- Wynn Resorts this week forecast doom for revenues in the gambling capital of the world, Macau.
- Some on Wall Street say the casino giant is being overly conservative, but economic indicators on mainland China tell a different story.
We know that China’s economy is slowing dramatically, and one of the places where you can see that very clearly is Macau, the gambling capital of the world.
Wall Street was reminded of that on Wednesday, when Wynn Resorts reported earnings. While the third quarter didn’t look that bad – Macau revenue was up over $US200 million from the same time a year before – the casino giant had a dark outlook for the fourth quarter. Wynn projected earnings 20% below what Wall Street expected.
According to analyst Cameron McKnight at Credit Suisse, this implies that the Macau gambling market could be negative over the last two months of 2018.
“Wynn noted that Golden Week was very strong in October, but business dropped sharply after that and has remained volatile since then,” McKnight wrote in a note to clients. “Further, the company noted that it does not believe it is losing share – this means their guidance is either extremely conservative or the market has turned negative in November and December.”
Wynn’s stock fell 12% on Thursday following the report.
Wynn makes the lion’s share of its revenue from its two casinos in Macau, so of the American casino operators on the glittering Cotai Strip, Wynn is most susceptible to market volatility.
But of course this would be bad for the entire industry. A slowdown of the kind Wynn is projecting is a flashback to a dark time for the casino world, when a slowing Chinese economy and new government regulation sent casino revenues crashing as much as 50% in 2014 and 2015.
Now there are some on Wall Street, like Carlo Santarelli at Deutsche Bank, who think that Wynn made an “overly conservative guide.”
And the gentleman is entitled to his opinion.
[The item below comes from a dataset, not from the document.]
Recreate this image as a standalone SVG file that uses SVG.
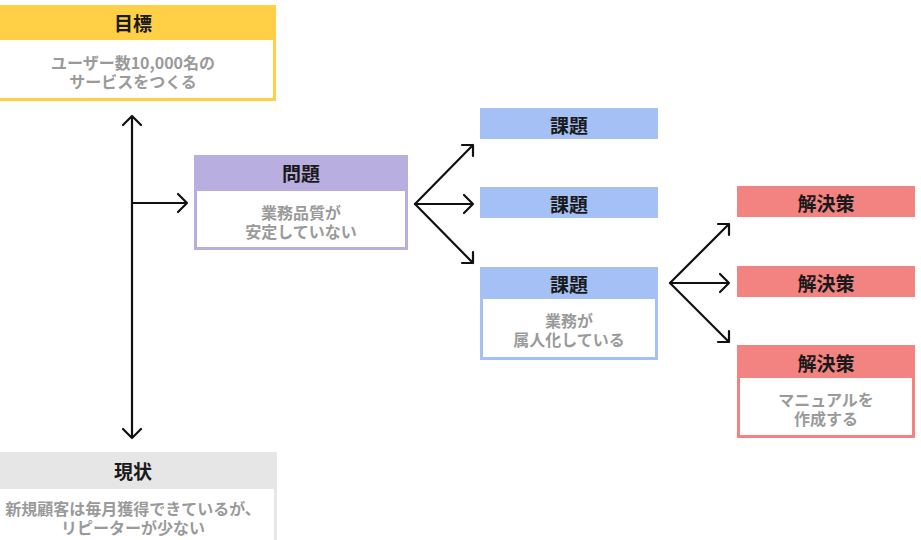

But macro data is on Wynn’s side. As McKnight notes, gaming revenue tends to lag credit cycles on the mainland by 15 months, and as we know, about a year ago the Chinese government started to slow the flow of credit through its economy.
And then there’s the housing market. McKnight posits that Macau gambling revenue lags Chinese housing prices by 8 months.
All sorts of signals in China’s housing market are flashing red right now. Earlier this week S&P warned that weaker Chinese property developers were in danger of default. Housing sales fell 3.6% in September, and new research indicates that 22% of all homes in China are unoccupied.
So far, as Societe Generale economist Wei Yao pointed out in a note to clients, China’s real estate investment – which makes up half of all investment in the country – has stayed pretty stable. But she does not see that lasting very long.
From a recent note to clients (emphasis ours):
“Real estate investment and construction growth remained surprisingly resilient in light of further weakening in housing sales. Investment growth strengthened from 13.8% in 2Q to 14.5% in 3Q, despite the slight moderation to 8.9% in September from 9.3% in August.
Growth in new floor space started surged to 27.8% in 3Q – the quickest since 2014 – from 16.6% in 2Q, thanks only partly to positive base effects.
In contrast, housing sales contracted by 3.6% in September, bringing down the quarterly growth rate to 2% from 3.1%.We still believe that demand determines supply, not the other way around, and that, as a result, the strong trend in housing supply is unsustainable.”
The world will get fresh credit data from China next week, and perhaps it will show that policymakers have decided to loosen conditions in the face of a downturn and a potential trade war with the United States.
Even so – since Chinese credit is leading Macau gaming revenue as an indicator – that means Macau will have to continue to work through some pain for the next few months.
The question is going to be not whether the pain is coming, but how long it’s going to last.